Out of all the lines below, count those with the word "this". Give the number only.

(Figure scripts)
──────────────────────────────

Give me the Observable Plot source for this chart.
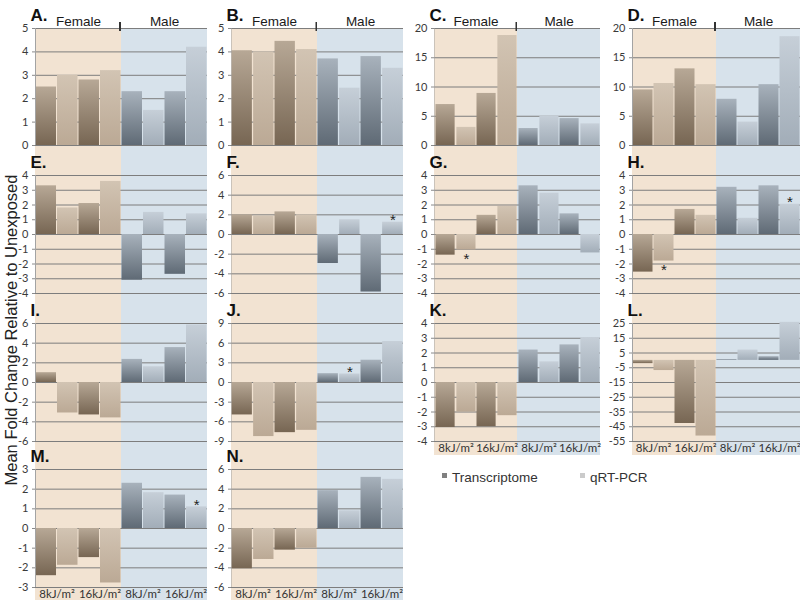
<!DOCTYPE html>
<html>
<head>
<meta charset="utf-8">
<script src="https://cdn.jsdelivr.net/npm/d3@7"></script>
<script src="https://cdn.jsdelivr.net/npm/@observablehq/plot@0.6"></script>
<style>
  html, body { margin: 0; padding: 0; background: #fff; }
  #chart { position: relative; width: 800px; height: 605px; overflow: hidden; font-family: "Liberation Sans", Arial, sans-serif; }
  .panel { position: absolute; }
  .ylabel { position: absolute; left: 11px; top: 330px; transform: translate(-50%, -50%) rotate(-90deg); white-space: nowrap; font-size: 16.5px; color: #222; }
  .legend { position: absolute; top: 470px; font-size: 13.5px; color: #333; white-space: nowrap; }
  .legend span.sw { display: inline-block; width: 5px; height: 5px; margin-right: 5px; vertical-align: 4px; }
</style>
</head>
<body>
<svg width="0" height="0" style="position:absolute">
  <defs>
    <linearGradient id="gFT" x1="0" y1="0" x2="0" y2="1">
      <stop offset="0" stop-color="#b7a896"/><stop offset="1" stop-color="#776653"/>
    </linearGradient>
    <linearGradient id="gFQ" x1="0" y1="0" x2="0" y2="1">
      <stop offset="0" stop-color="#d2c4b3"/><stop offset="1" stop-color="#bba995"/>
    </linearGradient>
    <linearGradient id="gMT" x1="0" y1="0" x2="0" y2="1">
      <stop offset="0" stop-color="#a8b2bc"/><stop offset="1" stop-color="#5f6a75"/>
    </linearGradient>
    <linearGradient id="gMQ" x1="0" y1="0" x2="0" y2="1">
      <stop offset="0" stop-color="#c6cfd8"/><stop offset="1" stop-color="#a2adb8"/>
    </linearGradient>
  </defs>
</svg>
<div id="chart"></div>
<script>
// ---------------- data ----------------
const sexes = ["Female", "Male"];
const doses = ["8kJ/m²", "16kJ/m²"];
const methods = ["Transcriptome", "qRT-PCR"];
// order of values: F 8 T, F 8 Q, F 16 T, F 16 Q, M 8 T, M 8 Q, M 16 T, M 16 Q
const valuesA = [2.5, 3.0, 2.8, 3.2, 2.3, 1.5, 2.3, 4.2];
const valuesB = [4.05, 4.0, 4.45, 4.1, 3.7, 2.45, 3.8, 3.3];
const valuesC = [7.0, 3.1, 8.9, 18.8, 2.9, 5.0, 4.6, 3.7];
const valuesD = [9.5, 10.6, 13.1, 10.4, 7.9, 4.0, 10.4, 18.6];
const valuesE = [3.3, 1.8, 2.1, 3.6, -3.1, 1.5, -2.7, 1.4];
const valuesF = [2.0, 1.85, 2.3, 2.0, -2.95, 1.5, -5.85, 1.25];
const valuesG = [-1.4, -1.05, 1.3, 1.9, 3.3, 2.8, 1.4, -1.25];
const valuesH = [-2.55, -1.8, 1.7, 1.3, 3.2, 1.1, 3.3, 2.05];
const valuesI = [1.0, -3.1, -3.3, -3.6, 2.35, 1.6, 3.55, 5.85];
const valuesJ = [-4.95, -8.25, -7.65, -7.3, 1.35, 1.3, 3.4, 6.25];
const valuesK = [-3.05, -2.0, -3.0, -2.25, 2.2, 1.4, 2.55, 3.05];
const valuesL = [-2.2, -6.9, -42.8, -51.3, 0.5, 7.0, 2.5, 25.8];
const valuesM = [-2.4, -1.87, -1.48, -2.77, 2.3, 1.82, 1.7, 1.1];
const valuesN = [-4.1, -3.15, -2.2, -2.0, 3.85, 1.8, 5.2, 5.0];

const ticksA = [0, 1, 2, 3, 4, 5];
const ticksB = [0, 1, 2, 3, 4, 5];
const ticksC = [0, 5, 10, 15, 20];
const ticksD = [0, 5, 10, 15, 20];
const ticksE = [-4, -3, -2, -1, 0, 1, 2, 3, 4];
const ticksF = [-6, -4, -2, 0, 2, 4, 6];
const ticksG = [-4, -3, -2, -1, 0, 1, 2, 3, 4];
const ticksH = [-4, -3, -2, -1, 0, 1, 2, 3, 4];
const ticksI = [-6, -4, -2, 0, 2, 4, 6];
const ticksJ = [-9, -6, -3, 0, 3, 6, 9];
const ticksK = [-4, -3, -2, -1, 0, 1, 2, 3, 4];
const ticksL = [-55, -45, -35, -25, -15, -5, 5, 15, 25];
const ticksM = [-3, -2, -1, 0, 1, 2, 3];
const ticksN = [-6, -4, -2, 0, 2, 4, 6];

// indices of bars flagged with an asterisk
const starsF = [7];
const starsG = [1];
const starsH = [1, 7];
const starsJ = [5];
const starsM = [7];

const panelLabels = ["A.", "B.", "C.", "D.", "E.", "F.", "G.", "H.", "I.", "J.", "K.", "L.", "M.", "N."];
const yAxisTitle = "Mean Fold Change Relative to Unexposed";

// ---------------- layout ----------------
const panels = [
  {values: valuesA, ticks: ticksA, stars: [], row: 0, col: 0},
  {values: valuesB, ticks: ticksB, stars: [], row: 0, col: 1},
  {values: valuesC, ticks: ticksC, stars: [], row: 0, col: 2},
  {values: valuesD, ticks: ticksD, stars: [], row: 0, col: 3},
  {values: valuesE, ticks: ticksE, stars: [], row: 1, col: 0},
  {values: valuesF, ticks: ticksF, stars: starsF, row: 1, col: 1},
  {values: valuesG, ticks: ticksG, stars: starsG, row: 1, col: 2},
  {values: valuesH, ticks: ticksH, stars: starsH, row: 1, col: 3},
  {values: valuesI, ticks: ticksI, stars: [], row: 2, col: 0},
  {values: valuesJ, ticks: ticksJ, stars: starsJ, row: 2, col: 1},
  {values: valuesK, ticks: ticksK, stars: [], row: 2, col: 2},
  {values: valuesL, ticks: ticksL, stars: [], row: 2, col: 3},
  {values: valuesM, ticks: ticksM, stars: starsM, row: 3, col: 0},
  {values: valuesN, ticks: ticksN, stars: [], row: 3, col: 1}
].map((p, i) => ({...p, label: panelLabels[i]}));

const ML = 30;
const cols = [
  {axis: 35, right: 207},
  {axis: 230, right: 403},
  {axis: 433, right: 600},
  {axis: 632, right: 800}
];
const rows = [
  {top: 0, mt: 28, ph: 117, mb: 5, extTop: 0, extBot: 5},
  {top: 150, mt: 25, ph: 118, mb: 5, extTop: 25, extBot: 5},
  {top: 298, mt: 25, ph: 118, mb: 14, extTop: 25, extBot: 14},
  {top: 455, mt: 14, ph: 118, mb: 18, extTop: 14, extBot: 13}
];

const bandFill = {Female: "#f2e3d2", Male: "#d7e2eb"};
const barFill = {FemaleTranscriptome: "url(#gFT)", "FemaleqRT-PCR": "url(#gFQ)", MaleTranscriptome: "url(#gMT)", "MaleqRT-PCR": "url(#gMQ)"};

function rowsOf(values) {
  return values.map((v, i) => ({sex: sexes[i >> 2], dose: doses[(i >> 1) & 1], method: methods[i & 1], value: v, idx: i}));
}

const chart = document.getElementById("chart");

for (const p of panels) {
  const C = cols[p.col], R = rows[p.row];
  const W = C.right - C.axis + ML;
  const H = R.mt + R.ph + R.mb;
  const ymin = d3.min(p.ticks), ymax = d3.max(p.ticks);
  const k = (ymax - ymin) / R.ph;
  const facetW = (C.right - C.axis) / 2;
  const bw = facetW / 2;
  const data = rowsOf(p.values);
  const showX = (p.row === 2 && p.col >= 2) || p.row === 3;

  const marks = [];
  for (const s of sexes) {
    marks.push(Plot.barY([{sex: s}], {fx: "sex", y1: ymin - R.extBot * k, y2: ymax + R.extTop * k, fill: bandFill[s]}));
  }
  marks.push(Plot.gridY({ticks: p.ticks, stroke: "#7d7d7d", strokeOpacity: 1, strokeWidth: 1}));
  for (const s of sexes) {
    for (const m of methods) {
      const isT = m === methods[0];
      marks.push(Plot.barY(data.filter(d => d.sex === s && d.method === m), {
        fx: "sex", x: "dose", y: "value",
        fill: barFill[s + m],
        insetLeft: isT ? 0.5 : bw / 2 + 0.5,
        insetRight: isT ? bw / 2 + 0.5 : 0.5
      }));
    }
  }
  // vertical axis line at left of female facet
  marks.push(Plot.barY([{sex: "Female"}], {fx: "sex", y1: ymin, y2: ymax, insetRight: facetW - 1, fill: "#a3a3a3"}));
  marks.push(Plot.axisY({ticks: p.ticks, tickFormat: d => String(d), tickSize: 3, tickPadding: 4, stroke: "#8a8a8a", fill: "#3a3a3a", label: null, fontSize: 11, fontFamily: "Lato"}));
  // panel letter
  marks.push(Plot.text([{sex: "Female", t: p.label}], {
    fx: "sex", text: "t", frameAnchor: "top-left", dx: -5, dy: -7.5,
    textAnchor: "start", lineAnchor: "bottom", fontWeight: "bold", fontSize: 17,
    fontFamily: "Liberation Sans", fill: "#111"
  }));
  // asterisks (all on qRT-PCR bars)
  const sd = data.filter(d => p.stars.includes(d.idx));
  const starPos = sd.filter(d => d.value >= 0), starNeg = sd.filter(d => d.value < 0);
  const starOpts = {fx: "sex", x: "dose", y: "value", text: () => "*", dx: bw / 4, lineAnchor: "bottom", fontSize: 15, fontFamily: "Liberation Sans", fill: "#222"};
  if (starPos.length) marks.push(Plot.text(starPos, {...starOpts, dy: 3}));
  if (starNeg.length) marks.push(Plot.text(starNeg, {...starOpts, dy: 14}));
  if (p.row === 0) {
    marks.push(Plot.axisFx({anchor: "top", tickSize: 0, tickPadding: 3, label: null, fontSize: 13.5, fontFamily: "Liberation Sans", fill: "#1a1a1a"}));
    marks.push(Plot.barY([{sex: "Female"}], {fx: "sex", y1: ymax - 3 * k, y2: ymax + 6 * k, insetLeft: facetW - 2, fill: "#333"}));
  }
  if (showX) {
    marks.push(Plot.axisX({anchor: "bottom", tickSize: 0, tickPadding: 2, label: null, fontSize: 11.5, fontFamily: "Lato", fill: "#333"}));
  }

  const svg = Plot.plot({
    width: W, height: H,
    marginLeft: ML, marginRight: 0, marginTop: R.mt, marginBottom: R.mb,
    style: {background: "transparent", overflow: "visible", fontFamily: "Lato", fontSize: "11px"},
    fx: {domain: sexes, padding: 0, axis: null, label: null},
    x: {domain: doses, padding: 0, axis: null, label: null},
    y: {domain: [ymin, ymax], axis: null},
    marks
  });
  const div = document.createElement("div");
  div.className = "panel";
  div.style.left = (C.axis - ML) + "px";
  div.style.top = R.top + "px";
  div.appendChild(svg);
  chart.appendChild(div);
}

// y axis title
const yl = document.createElement("div");
yl.className = "ylabel";
yl.textContent = yAxisTitle;
chart.appendChild(yl);

// legend
const legendColors = {"Transcriptome": "#808080", "qRT-PCR": "#cbcbcb"};
const legendX = [442, 580];
methods.forEach((m, i) => {
  const lg = document.createElement("div");
  lg.className = "legend";
  lg.style.left = legendX[i] + "px";
  lg.innerHTML = `<span class="sw" style="background:${legendColors[m]}"></span>${m}`;
  chart.appendChild(lg);
});
</script>
</body>
</html>
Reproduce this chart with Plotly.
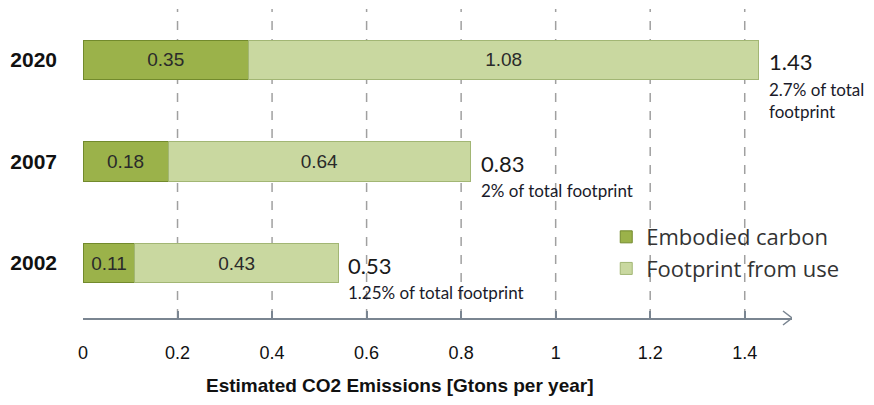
import plotly.graph_objects as go

years = ["2002", "2007", "2020"]
embodied = [0.11, 0.18, 0.35]
from_use = [0.43, 0.64, 1.08]
totals = ["0.53", "0.83", "1.43"]
notes = ["1.25% of total footprint", "2% of total footprint", "2.7% of total<br>footprint"]
ticks = [0, 0.2, 0.4, 0.6, 0.8, 1, 1.2, 1.4]

fig = go.Figure()

fig.add_trace(go.Bar(
    y=years, x=embodied, orientation='h', name='Embodied carbon',
    marker=dict(color='#9bb24a', line=dict(color='#728a2c', width=1)),
    text=[f'{v:.2f}' for v in embodied], textposition='inside',
    insidetextanchor='middle',
    textfont=dict(family='Liberation Sans', size=19, color='#2a2a2a'),
    width=0.39
))
fig.add_trace(go.Bar(
    y=years, x=from_use, orientation='h', name='Footprint from use',
    marker=dict(color='#c9d8a0', line=dict(color='#a2b674', width=1)),
    text=[f'{v:.2f}' for v in from_use], textposition='inside',
    insidetextanchor='middle',
    textfont=dict(family='Liberation Sans', size=19, color='#2a2a2a'),
    width=0.39
))

# total labels and notes at the end of each bar
for i, y in enumerate(years):
    end = embodied[i] + from_use[i]
    fig.add_annotation(x=end, y=i, text=totals[i], showarrow=False,
                       xanchor='left', yanchor='middle', xshift=8, yshift=-2,
                       font=dict(family='Lato', size=22, color='#1a1a1a'))
    fig.add_annotation(x=end, y=i, text=notes[i], showarrow=False,
                       xanchor='left', yanchor='top', xshift=8, yshift=-17,
                       align='left',
                       font=dict(family='Lato', size=17, color='#1a1a2a'))

# dashed gridlines (none at zero)
for t in ticks[1:]:
    fig.add_shape(type='line', xref='x', yref='paper', x0=t, x1=t, y0=0, y1=1,
                  line=dict(color='#a0a0a0', width=1.5, dash='dash'), layer='below')

# arrow head at the end of the x axis
fig.add_shape(type='path', xref='x', yref='paper', xsizemode='pixel', ysizemode='pixel',
              xanchor=1.5, yanchor=0, path='M -9,7 L 0,0 L -9,-7',
              line=dict(color='#7a8591', width=1.5))

# axis title sits left of the plot centre in the original
fig.add_annotation(x=0.447, y=0, xref='paper', yref='paper', yanchor='middle',
                   yshift=-67, showarrow=False,
                   text='<b>Estimated CO2 Emissions [Gtons per year]</b>',
                   font=dict(family='Liberation Sans', size=19, color='#111111'))

fig.update_layout(
    barmode='stack',
    width=874, height=405,
    margin=dict(l=75, r=90, t=1, b=95),
    plot_bgcolor='white', paper_bgcolor='white',
    showlegend=True,
    legend=dict(x=0.738, y=0.33, xanchor='left', yanchor='top',
                bgcolor='rgba(0,0,0,0)',
                font=dict(family='Open Sans', size=22, color='#333333'),
                tracegroupgap=1, traceorder='normal'),
    xaxis=dict(range=[0, 1.5], tickvals=ticks, ticktext=[f'{t:g}' for t in ticks],
               showgrid=False, zeroline=False, showline=True, automargin=False,
               linecolor='#7a8591', linewidth=2,
               ticks='inside', ticklen=7, tickcolor='#7a8591', tickwidth=1.5,
               ticklabelstandoff=17,
               tickfont=dict(family='Liberation Sans', size=18, color='#111111')),
    yaxis=dict(type='category', range=[-0.54, 2.5], showgrid=False, zeroline=False,
               showline=False, automargin=False,
               ticks='', ticklabelstandoff=25,
               tickfont=dict(family='Liberation Sans', size=21, color='#111111'),
               tickvals=years, ticktext=[f'<b>{y}</b>' for y in years]),
)

fig.write_html("out.html")
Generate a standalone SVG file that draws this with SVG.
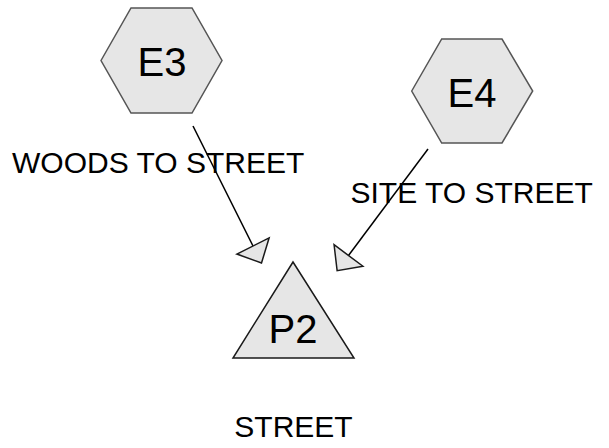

──────────────────────────────

_Complete answer_
3